Uma sessão repleta de constrangimentos, vaidades e muita enrolação. É assim que podem ser definidos os primeiros passos do retorno, no Tribunal Superior Eleitoral (TSE), do julgamento da chapa Dilma-Temer por abuso de poder político e econômico nas eleições de 2014. Em uma sessão inédita na história política do país, ficaram perceptíveis as divergências dentro do tribunal: de um lado, o presidente da Corte, Gilmar Mendes, e do outro, o ministro relator, Herman Benjamin protagonizaram cenas que ora deixavam a platéia constrangida, ora faziam a alegria da galera.
Nas duas primeiras sessões da retomada do julgamento, os ministros concentraram as discussões nas questões apresentadas pelas defesas de Dilma e Temer e que poderiam mudar o rumo do julgamento de alguma forma. Os advogados contestaram, por exemplo, a inclusão feita por Benjamin já na fase final do processo dos depoimentos de delação premiada de executivos Odebrecht na Lava Jato. Também questionaram inclusão das delações de João Santana e Mônica Moura, casal de publicitários responsável pela campanha da chapa de 2014.
“Só os índios não contatados da Amazônia não sabiam que Odebrecht fez delação.”
Os embates de até o momentos deixam clara a divisão da Corte entre os ministros que acompanham Gilmar (Napoleão Nunes Maia e Admar Gonzaga) e os que seguem o relator (Luiz Fux e Rosa Weber). Apesar de permanecer em silêncio em boa parte das duas sessões, Weber assentiu com a cabeça diversas vezes nos momentos em que Benjamin falava. Tampouco falou Tarcísio Vieira, que, indicado por temer para o posto na Corte eleitoral, ao que tudo indica dará o voto decisivo no julgamento.
Gilmar disse que o tribunal deve considerar o “grau de instabilidade” do país antes de enveredar por algum caminho.

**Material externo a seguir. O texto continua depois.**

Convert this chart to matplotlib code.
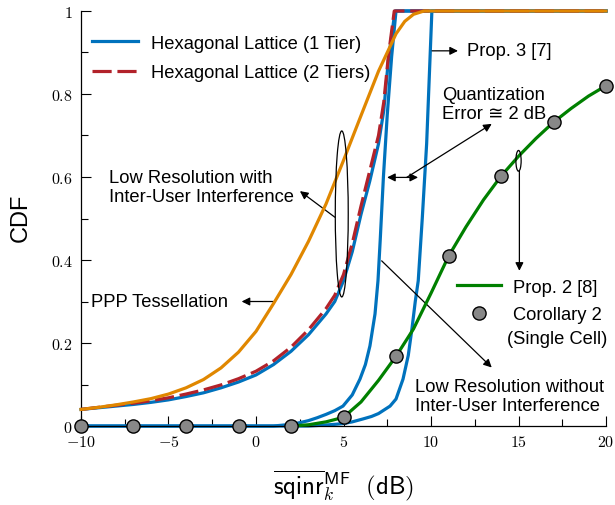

Preocupado com os desdobramentos que uma decisão do TSE possa causar, Gilmar disse que o tribunal deve considerar o “grau de instabilidade” do país antes de enveredar por algum caminho. O ministro, que foi o relator da prestação de contas de Dilma aprovada pela Justiça Eleitoral, tentou puxar sardinha para a sua atuação ao relembrar que fora ele o responsável pelo voto que reabriu as investigações contra a chapa. “Modéstia à parte, só há ação pelo meu empenho, embora quem brilhe agora seja Herman”, disse. “Prefiro o anonimato. Processo em que se discute condenação de um ou outro não deve ter nenhum glamour pessoal”, espetou Benjamin.
As alfinetadas entre Gilmar e Benjamin chegaram ao ponto de constranger os presentes que acompanhavam a sessão. Depois de Benjamin sinalizar que deve votar pela cassação da chapa, Gilmar pediu a palavra e disse que o tribunal “cassa mais mandatos que a ditadura”. Diante da provocação, o relator rebateu: “As ditaduras cassavam e cassam quem defende a democracia. O TSE cassa quem vai contra a democracia”.
Ao término do segundo dia de julgamento, o advogado que defende Dilma Rousseff, Flávio Caetano demonstrou frustração na saída do TSE e disse acreditar que não deve haver pedido de mais tempo para analisar o processo. Ao The Intercept Brasil, Caetano contou que esperava ao menos que o relator apresentasse seu voto. “O resultado segue imprevisível. Mas amanhã, quinta, temos certeza que os ministros começarão a votar e a ação andará com mais rapidez”, assinalou.
Para Nicolao Dino, vice-procurador eleitoral, as provas colhidas durante o processo mostram que houve “abuso político e econômico” na campanha de 2014. O procurador sustentou ainda que a análise de tanto das provas orais como documentais, compartilhados da Lava Jato e do Supremo Tribunal Federal, evidenciam que a Odebrecht destinou recursos de caixa 2 para a chapa Dilma-Temer.
Nesta quinta-feira (8), o tribunal vai retomar o julgamento com a análise de uma das mais polêmicas questões preliminares das defesas: a divisão de responsabilidades em uma chapa eleita, mesmo que isso contradiga decisões anteriores do TSE.
Após três anos de um eterno terceiro turno eleitoral no país, o TSE pode por fim concluir o julgamento da chapa até o fim desta semana. Para o desfecho, o Tribunal marcou sessões para além dos dias normais: acrescentou na agenda encontros até para o sábado, 10. Resta saber se as excelências continuarão com suas brigas de ego ou apresentarão soluções para que este mesmo cenário não se repita nas próximas eleições.